Le poète invective et convoque, de son verbe couleur impatience et révolte pacifique, le cœur du monde pour semer et faire fructifier les lignes de sa destinée. Nous disions précédemment que certains textes de Luc Vidal faisaient figure de poèmes-tableaux, ou de tableaux-poèmes. C’est que le poète plante chaque jour recommencé son chevalet au cœur des mots, au milieu des blés dont la terre se gorge, éternel printemps aventurier, poète lui-même pionnier des gestes ajourés et d’une poésie vraie délivrée… Debout, il pourra se tenir « Au bord du Monde ».

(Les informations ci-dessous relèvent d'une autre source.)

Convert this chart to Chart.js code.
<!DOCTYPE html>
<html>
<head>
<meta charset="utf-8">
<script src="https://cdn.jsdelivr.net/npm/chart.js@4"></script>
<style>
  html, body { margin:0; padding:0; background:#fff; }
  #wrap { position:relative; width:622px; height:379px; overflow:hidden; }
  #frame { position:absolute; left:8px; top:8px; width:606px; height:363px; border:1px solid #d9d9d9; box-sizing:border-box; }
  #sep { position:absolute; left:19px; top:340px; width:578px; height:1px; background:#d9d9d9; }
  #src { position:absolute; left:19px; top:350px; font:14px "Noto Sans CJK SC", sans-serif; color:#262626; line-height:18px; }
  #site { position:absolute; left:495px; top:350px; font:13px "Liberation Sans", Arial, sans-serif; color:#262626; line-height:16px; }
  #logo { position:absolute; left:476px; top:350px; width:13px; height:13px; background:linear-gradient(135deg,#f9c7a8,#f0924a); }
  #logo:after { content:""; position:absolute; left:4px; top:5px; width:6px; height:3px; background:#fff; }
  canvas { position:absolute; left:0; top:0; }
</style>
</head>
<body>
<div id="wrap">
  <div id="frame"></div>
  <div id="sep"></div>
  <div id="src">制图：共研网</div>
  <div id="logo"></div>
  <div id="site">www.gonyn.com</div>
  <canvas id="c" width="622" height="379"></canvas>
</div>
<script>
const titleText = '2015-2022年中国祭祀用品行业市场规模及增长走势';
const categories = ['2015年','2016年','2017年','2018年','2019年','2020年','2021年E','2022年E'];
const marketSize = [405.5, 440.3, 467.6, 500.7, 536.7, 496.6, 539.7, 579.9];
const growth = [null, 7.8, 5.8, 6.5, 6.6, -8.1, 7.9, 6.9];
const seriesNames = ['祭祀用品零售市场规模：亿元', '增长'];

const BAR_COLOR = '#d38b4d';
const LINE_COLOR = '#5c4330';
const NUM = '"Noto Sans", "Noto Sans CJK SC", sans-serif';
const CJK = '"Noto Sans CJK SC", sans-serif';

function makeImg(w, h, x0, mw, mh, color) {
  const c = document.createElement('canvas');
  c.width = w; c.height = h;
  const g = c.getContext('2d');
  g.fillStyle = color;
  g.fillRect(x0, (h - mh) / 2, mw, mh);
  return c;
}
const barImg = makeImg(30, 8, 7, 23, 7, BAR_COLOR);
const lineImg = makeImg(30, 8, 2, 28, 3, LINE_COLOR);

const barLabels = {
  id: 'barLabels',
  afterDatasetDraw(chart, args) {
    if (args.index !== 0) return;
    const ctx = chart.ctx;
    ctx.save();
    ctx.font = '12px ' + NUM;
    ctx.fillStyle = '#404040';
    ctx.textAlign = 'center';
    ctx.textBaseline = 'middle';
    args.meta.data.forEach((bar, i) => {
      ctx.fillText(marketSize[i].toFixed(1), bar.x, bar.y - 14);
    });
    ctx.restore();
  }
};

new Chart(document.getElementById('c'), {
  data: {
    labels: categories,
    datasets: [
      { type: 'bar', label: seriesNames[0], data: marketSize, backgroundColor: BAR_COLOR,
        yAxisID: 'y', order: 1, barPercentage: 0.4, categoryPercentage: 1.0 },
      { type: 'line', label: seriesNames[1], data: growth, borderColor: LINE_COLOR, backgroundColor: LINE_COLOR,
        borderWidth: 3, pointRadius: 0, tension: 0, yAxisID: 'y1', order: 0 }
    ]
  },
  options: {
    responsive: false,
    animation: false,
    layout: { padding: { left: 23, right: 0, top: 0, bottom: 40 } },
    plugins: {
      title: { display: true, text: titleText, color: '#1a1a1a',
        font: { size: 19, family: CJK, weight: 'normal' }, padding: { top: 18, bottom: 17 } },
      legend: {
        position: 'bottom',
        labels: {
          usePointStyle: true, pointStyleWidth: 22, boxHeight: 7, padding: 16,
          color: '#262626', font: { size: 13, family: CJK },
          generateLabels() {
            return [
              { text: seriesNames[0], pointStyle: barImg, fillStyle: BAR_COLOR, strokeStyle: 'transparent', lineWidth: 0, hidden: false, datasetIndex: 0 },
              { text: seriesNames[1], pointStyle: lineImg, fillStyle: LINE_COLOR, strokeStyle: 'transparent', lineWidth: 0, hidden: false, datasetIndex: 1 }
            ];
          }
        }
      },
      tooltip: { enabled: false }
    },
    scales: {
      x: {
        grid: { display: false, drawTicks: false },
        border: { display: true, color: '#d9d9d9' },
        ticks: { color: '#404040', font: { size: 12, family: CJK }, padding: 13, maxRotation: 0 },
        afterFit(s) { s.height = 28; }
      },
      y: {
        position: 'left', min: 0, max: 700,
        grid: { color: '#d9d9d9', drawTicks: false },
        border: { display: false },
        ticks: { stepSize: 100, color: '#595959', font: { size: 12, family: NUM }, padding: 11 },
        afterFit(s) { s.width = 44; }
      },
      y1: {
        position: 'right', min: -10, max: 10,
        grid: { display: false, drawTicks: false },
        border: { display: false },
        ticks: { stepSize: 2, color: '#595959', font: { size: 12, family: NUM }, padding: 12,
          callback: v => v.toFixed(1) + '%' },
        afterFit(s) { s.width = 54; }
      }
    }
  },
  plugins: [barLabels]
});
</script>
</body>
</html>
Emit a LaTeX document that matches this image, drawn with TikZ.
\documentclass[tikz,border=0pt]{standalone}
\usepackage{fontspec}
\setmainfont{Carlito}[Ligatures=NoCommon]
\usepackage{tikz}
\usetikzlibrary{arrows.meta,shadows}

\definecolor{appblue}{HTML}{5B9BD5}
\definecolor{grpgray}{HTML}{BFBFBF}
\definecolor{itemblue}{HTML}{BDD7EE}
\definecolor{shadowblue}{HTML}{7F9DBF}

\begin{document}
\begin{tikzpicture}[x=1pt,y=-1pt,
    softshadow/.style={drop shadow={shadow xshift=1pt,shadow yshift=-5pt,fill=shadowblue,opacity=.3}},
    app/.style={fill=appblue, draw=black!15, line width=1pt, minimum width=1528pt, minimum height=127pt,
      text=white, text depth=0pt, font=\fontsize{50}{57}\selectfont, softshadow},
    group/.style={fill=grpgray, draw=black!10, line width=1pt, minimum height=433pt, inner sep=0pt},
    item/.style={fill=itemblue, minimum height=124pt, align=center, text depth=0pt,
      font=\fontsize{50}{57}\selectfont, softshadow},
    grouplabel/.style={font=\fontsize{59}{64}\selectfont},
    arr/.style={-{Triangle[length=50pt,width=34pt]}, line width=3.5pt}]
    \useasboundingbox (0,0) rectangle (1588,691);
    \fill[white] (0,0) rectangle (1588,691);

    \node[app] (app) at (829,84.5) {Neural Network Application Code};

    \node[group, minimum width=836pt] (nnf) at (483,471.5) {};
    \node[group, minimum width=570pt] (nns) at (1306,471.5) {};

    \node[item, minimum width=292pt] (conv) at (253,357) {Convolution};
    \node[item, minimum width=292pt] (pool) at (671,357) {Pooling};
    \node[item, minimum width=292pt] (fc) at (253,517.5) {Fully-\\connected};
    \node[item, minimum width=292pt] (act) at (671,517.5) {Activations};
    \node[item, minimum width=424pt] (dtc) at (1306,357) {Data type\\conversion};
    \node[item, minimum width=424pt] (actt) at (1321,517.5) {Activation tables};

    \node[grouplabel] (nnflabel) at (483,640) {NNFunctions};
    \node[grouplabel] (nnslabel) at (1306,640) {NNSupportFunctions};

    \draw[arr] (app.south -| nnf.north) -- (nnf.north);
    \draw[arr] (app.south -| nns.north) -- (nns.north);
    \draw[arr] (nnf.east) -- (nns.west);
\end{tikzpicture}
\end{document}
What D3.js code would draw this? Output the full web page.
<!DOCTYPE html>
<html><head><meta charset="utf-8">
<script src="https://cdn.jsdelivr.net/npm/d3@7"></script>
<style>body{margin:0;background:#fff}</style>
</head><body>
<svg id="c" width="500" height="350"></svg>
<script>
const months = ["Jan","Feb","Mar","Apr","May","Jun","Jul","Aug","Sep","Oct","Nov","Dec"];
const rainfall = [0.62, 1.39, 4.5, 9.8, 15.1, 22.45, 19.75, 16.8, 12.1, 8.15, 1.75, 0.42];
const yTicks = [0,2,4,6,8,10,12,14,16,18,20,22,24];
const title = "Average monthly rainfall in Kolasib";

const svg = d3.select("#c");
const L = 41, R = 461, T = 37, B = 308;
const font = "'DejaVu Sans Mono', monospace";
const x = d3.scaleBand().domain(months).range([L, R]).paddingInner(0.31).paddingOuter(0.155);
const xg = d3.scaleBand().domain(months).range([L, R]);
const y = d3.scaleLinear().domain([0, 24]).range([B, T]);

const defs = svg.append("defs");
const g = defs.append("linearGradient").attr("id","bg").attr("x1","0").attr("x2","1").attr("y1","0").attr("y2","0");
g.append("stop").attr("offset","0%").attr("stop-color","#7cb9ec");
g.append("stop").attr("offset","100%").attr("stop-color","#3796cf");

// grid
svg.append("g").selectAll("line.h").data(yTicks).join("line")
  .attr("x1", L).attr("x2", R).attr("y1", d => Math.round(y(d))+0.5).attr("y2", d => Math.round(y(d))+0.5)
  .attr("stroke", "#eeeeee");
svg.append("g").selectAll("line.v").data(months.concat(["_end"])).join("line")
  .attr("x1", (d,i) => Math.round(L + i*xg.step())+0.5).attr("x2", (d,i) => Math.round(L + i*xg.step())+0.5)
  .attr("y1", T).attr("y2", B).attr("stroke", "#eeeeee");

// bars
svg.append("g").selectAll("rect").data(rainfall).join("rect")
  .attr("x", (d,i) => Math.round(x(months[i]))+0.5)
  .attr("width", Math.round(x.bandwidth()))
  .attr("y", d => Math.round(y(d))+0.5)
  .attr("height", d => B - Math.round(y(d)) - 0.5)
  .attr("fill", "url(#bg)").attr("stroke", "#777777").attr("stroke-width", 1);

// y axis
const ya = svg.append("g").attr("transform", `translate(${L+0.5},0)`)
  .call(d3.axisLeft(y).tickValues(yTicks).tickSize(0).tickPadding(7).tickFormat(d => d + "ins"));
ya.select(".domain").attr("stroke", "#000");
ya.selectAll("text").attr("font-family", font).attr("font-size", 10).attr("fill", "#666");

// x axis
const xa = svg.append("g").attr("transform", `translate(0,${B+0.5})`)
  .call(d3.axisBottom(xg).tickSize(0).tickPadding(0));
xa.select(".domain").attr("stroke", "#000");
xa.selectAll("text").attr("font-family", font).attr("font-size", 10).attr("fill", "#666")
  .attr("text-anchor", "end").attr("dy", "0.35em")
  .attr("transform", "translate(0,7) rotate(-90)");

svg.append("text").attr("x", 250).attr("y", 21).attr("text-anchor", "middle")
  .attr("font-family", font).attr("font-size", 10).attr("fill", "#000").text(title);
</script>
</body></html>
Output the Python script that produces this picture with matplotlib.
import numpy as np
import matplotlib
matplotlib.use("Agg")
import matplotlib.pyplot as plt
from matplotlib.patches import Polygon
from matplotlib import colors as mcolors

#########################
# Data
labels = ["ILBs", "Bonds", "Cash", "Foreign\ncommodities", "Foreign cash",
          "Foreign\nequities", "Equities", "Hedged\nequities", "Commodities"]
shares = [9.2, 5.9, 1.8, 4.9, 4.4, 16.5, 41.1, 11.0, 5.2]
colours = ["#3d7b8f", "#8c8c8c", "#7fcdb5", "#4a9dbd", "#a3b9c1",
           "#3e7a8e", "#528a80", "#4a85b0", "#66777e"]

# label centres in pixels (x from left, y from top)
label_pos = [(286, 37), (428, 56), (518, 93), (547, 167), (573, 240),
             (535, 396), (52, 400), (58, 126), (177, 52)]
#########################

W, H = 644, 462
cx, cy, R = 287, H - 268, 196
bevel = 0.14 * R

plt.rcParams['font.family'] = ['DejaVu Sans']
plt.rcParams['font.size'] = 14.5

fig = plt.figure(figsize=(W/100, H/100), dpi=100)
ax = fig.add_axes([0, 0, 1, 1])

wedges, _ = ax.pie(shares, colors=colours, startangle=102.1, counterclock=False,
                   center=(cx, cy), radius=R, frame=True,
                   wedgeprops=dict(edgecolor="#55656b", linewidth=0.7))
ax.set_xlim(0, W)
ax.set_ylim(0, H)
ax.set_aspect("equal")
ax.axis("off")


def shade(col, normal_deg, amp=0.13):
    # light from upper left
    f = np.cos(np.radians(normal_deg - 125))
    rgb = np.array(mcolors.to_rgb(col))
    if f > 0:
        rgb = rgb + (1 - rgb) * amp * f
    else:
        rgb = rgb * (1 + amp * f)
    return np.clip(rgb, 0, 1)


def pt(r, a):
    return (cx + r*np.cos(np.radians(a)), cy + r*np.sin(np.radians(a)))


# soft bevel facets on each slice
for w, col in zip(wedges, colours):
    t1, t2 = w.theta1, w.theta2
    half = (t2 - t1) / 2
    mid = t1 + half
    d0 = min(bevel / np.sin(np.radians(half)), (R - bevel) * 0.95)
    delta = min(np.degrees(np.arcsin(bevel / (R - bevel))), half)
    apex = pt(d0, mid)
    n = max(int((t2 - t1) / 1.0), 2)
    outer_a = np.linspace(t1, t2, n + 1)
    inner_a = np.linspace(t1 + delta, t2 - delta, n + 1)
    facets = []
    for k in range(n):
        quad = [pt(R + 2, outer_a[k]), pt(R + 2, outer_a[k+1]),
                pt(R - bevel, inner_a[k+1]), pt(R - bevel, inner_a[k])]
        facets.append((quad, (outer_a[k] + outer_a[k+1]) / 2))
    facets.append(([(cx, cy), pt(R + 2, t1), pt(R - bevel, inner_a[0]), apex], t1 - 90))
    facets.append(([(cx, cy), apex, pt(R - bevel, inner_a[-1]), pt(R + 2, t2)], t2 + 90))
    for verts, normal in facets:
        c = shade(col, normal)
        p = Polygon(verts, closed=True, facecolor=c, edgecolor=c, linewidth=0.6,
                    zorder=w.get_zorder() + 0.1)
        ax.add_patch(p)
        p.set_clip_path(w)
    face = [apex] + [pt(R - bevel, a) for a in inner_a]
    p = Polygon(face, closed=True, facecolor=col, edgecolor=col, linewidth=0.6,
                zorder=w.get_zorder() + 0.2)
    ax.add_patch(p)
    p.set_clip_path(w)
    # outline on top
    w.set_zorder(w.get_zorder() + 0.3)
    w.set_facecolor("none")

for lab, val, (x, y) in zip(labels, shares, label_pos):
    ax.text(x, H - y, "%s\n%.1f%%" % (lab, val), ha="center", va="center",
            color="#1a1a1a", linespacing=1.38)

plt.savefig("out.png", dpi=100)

« Tu me sors un printemps de rougeur cœur et poings liés
je ferme les paupières et je suis sous la parole
ce rouge féminin dans le triangle de la naissance
une femme-abeille offre son sang à la lune
avec tes couleurs de nouveau monde profondément transparentes
Peindre prière d’inventer un cri
peindre offrande bleue sur un blanc de pureté
je suis aux sources de ma destinée
mes regards sauvés plongent dans le cœur de ce que je vois
c’est ce cœur et l’heure de tes gestes
qui ouvrent les fleurs
peindre ainsi c’est trouver la coursive qui mène là-bas
et les amants fabriquent un tison rouge dans leur lit pour la vraie
mort
ils sont derrière ce printemps de rougeur
avec leurs yeux profonds de l’autre rive
je les imagine sur les toiles comme dans un verger
peindre comme toi c’est être à la lisière rêvée du miel et du printemps
peindre conjonction des couleurs conjonction des saisons
fil invisible du vent couteaux du cœur qui tranche le pain de
l’œil
tu regardes cette lune assoiffée de lumière
tu es peintre de ce temps pérégrin de l’entrerêve
où les femmes vivantes récoltent le miel sauvage de la destinée ».